:: WHAT YOU SHOULD DO ::
Reproduce, word for word, the span of lines starting at the line holding "Convert this chart to D3.js code." and ending at the line holding "of Equality (45". Omit every picture.

:: EXTRACTED INFORMATION ::

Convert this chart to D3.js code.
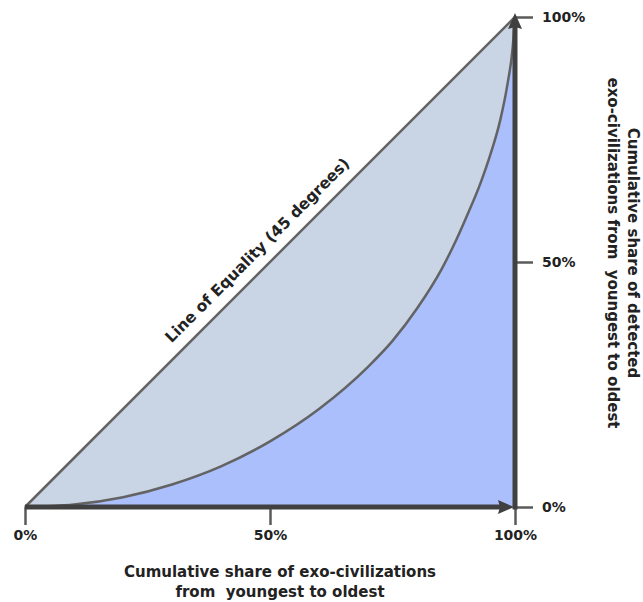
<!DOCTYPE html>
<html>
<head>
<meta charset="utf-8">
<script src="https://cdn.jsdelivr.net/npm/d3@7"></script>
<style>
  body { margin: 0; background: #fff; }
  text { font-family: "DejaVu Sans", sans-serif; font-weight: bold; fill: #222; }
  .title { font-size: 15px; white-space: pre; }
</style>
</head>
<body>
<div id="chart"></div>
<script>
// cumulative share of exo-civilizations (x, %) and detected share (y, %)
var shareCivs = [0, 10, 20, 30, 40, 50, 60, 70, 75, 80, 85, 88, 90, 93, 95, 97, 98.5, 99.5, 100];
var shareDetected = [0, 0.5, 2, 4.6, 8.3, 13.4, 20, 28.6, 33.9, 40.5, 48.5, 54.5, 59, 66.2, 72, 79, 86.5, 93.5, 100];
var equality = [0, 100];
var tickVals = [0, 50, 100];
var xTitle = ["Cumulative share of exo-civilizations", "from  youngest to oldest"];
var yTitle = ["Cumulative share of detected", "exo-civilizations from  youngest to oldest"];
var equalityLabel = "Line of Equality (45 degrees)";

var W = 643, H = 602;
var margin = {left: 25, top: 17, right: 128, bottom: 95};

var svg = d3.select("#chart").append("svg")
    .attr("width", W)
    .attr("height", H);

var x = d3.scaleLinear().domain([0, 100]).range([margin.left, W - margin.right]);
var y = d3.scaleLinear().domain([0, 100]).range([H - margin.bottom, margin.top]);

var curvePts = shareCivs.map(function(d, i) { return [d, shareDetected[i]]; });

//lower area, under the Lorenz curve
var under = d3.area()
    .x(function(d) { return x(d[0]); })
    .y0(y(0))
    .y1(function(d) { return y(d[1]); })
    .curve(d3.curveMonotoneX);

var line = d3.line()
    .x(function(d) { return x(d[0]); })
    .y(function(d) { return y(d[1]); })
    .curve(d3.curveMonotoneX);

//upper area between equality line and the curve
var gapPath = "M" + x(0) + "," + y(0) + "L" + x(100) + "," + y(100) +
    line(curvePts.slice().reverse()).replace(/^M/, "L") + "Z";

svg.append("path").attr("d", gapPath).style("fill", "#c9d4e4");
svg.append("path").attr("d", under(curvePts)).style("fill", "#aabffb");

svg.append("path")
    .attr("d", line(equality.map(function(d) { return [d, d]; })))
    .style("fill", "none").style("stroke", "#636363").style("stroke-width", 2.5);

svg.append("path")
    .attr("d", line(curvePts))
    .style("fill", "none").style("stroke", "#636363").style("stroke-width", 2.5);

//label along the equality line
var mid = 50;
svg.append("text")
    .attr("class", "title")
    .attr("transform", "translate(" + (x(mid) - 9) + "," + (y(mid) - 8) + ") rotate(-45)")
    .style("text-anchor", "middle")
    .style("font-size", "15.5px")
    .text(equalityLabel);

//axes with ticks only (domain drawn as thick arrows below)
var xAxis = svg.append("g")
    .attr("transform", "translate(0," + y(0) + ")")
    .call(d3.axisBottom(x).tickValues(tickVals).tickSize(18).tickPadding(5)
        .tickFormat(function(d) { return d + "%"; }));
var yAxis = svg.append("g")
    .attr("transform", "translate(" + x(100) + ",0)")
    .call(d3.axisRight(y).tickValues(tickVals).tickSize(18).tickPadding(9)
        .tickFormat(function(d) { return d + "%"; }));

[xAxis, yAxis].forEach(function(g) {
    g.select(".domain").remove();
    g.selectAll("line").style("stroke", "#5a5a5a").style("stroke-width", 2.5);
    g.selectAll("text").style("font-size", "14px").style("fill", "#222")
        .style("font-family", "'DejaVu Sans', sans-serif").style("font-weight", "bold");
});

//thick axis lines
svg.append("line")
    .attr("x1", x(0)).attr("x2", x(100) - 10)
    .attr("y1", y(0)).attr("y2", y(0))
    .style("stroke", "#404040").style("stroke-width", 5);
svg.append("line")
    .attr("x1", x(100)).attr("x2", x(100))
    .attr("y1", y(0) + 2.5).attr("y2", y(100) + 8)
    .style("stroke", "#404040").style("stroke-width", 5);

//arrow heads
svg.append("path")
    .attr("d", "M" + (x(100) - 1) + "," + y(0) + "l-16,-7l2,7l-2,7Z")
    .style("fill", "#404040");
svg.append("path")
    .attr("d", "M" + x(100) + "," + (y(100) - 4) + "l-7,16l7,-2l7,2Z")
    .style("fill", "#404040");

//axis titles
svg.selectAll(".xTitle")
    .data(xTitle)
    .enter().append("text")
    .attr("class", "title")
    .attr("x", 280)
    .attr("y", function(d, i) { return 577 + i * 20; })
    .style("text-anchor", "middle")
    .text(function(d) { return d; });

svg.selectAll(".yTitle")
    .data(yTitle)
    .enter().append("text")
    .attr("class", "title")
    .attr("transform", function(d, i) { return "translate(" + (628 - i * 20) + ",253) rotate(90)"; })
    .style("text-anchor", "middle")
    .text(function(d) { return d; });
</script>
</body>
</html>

--

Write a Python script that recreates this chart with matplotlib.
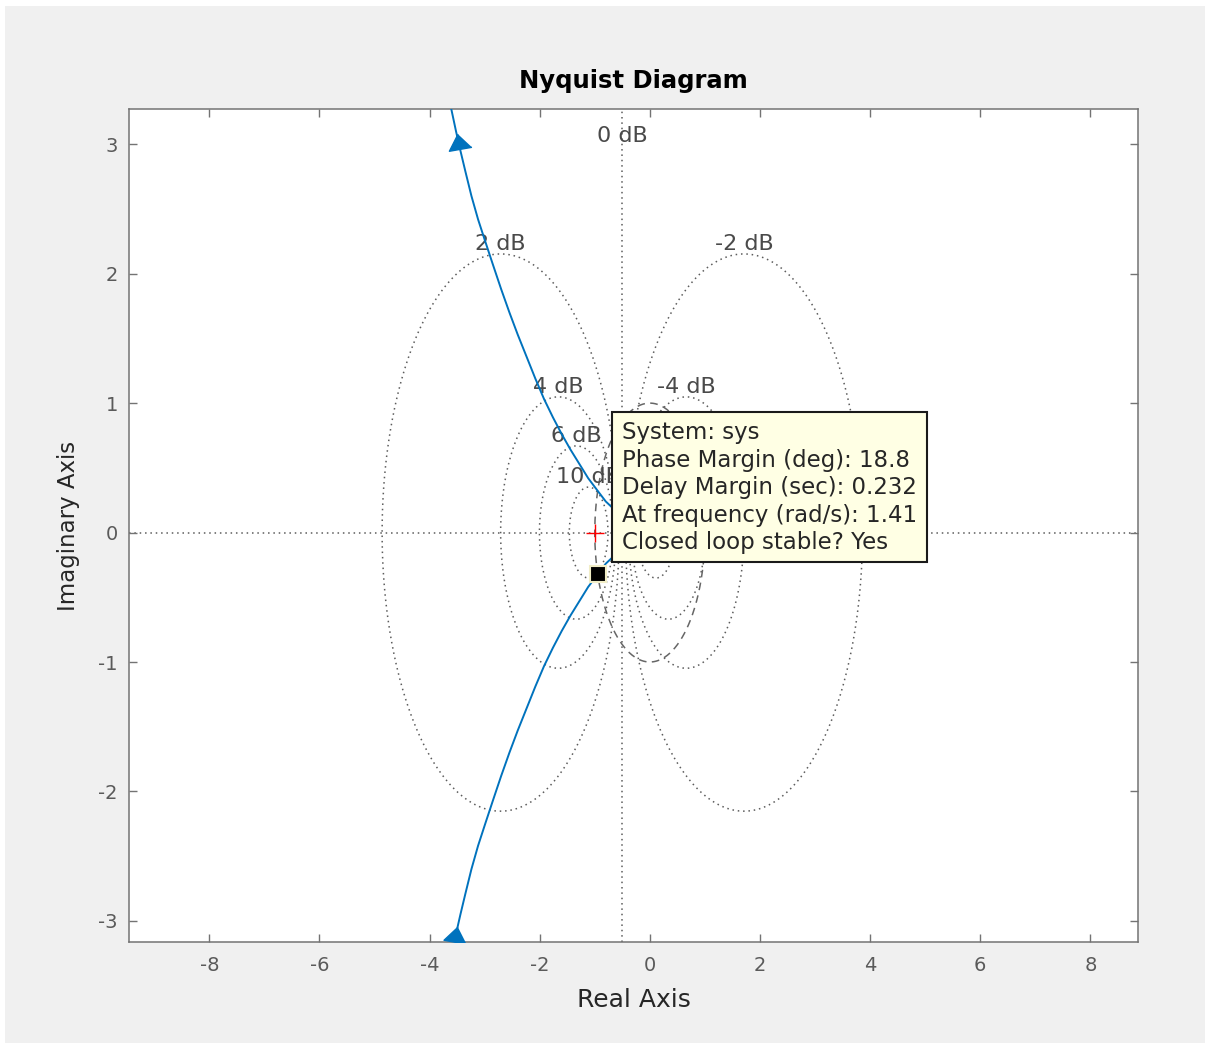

:: SOLUTION FOR THIS PROBLEM ::
Convert this chart to D3.js code.
<!DOCTYPE html>
<html>
<head>
<meta charset="utf-8">
<script src="https://cdn.jsdelivr.net/npm/d3@7"></script>
<style>
  body { margin: 0; background: #fff; }
  text { font-family: "DejaVu Sans", sans-serif; font-weight: bold; fill: #222; }
  .title { font-size: 15px; white-space: pre; }
</style>
</head>
<body>
<div id="chart"></div>
<script>
// cumulative share of exo-civilizations (x, %) and detected share (y, %)
var shareCivs = [0, 10, 20, 30, 40, 50, 60, 70, 75, 80, 85, 88, 90, 93, 95, 97, 98.5, 99.5, 100];
var shareDetected = [0, 0.5, 2, 4.6, 8.3, 13.4, 20, 28.6, 33.9, 40.5, 48.5, 54.5, 59, 66.2, 72, 79, 86.5, 93.5, 100];
var equality = [0, 100];
var tickVals = [0, 50, 100];
var xTitle = ["Cumulative share of exo-civilizations", "from  youngest to oldest"];
var yTitle = ["Cumulative share of detected", "exo-civilizations from  youngest to oldest"];
var equalityLabel = "Line of Equality (45 degrees)";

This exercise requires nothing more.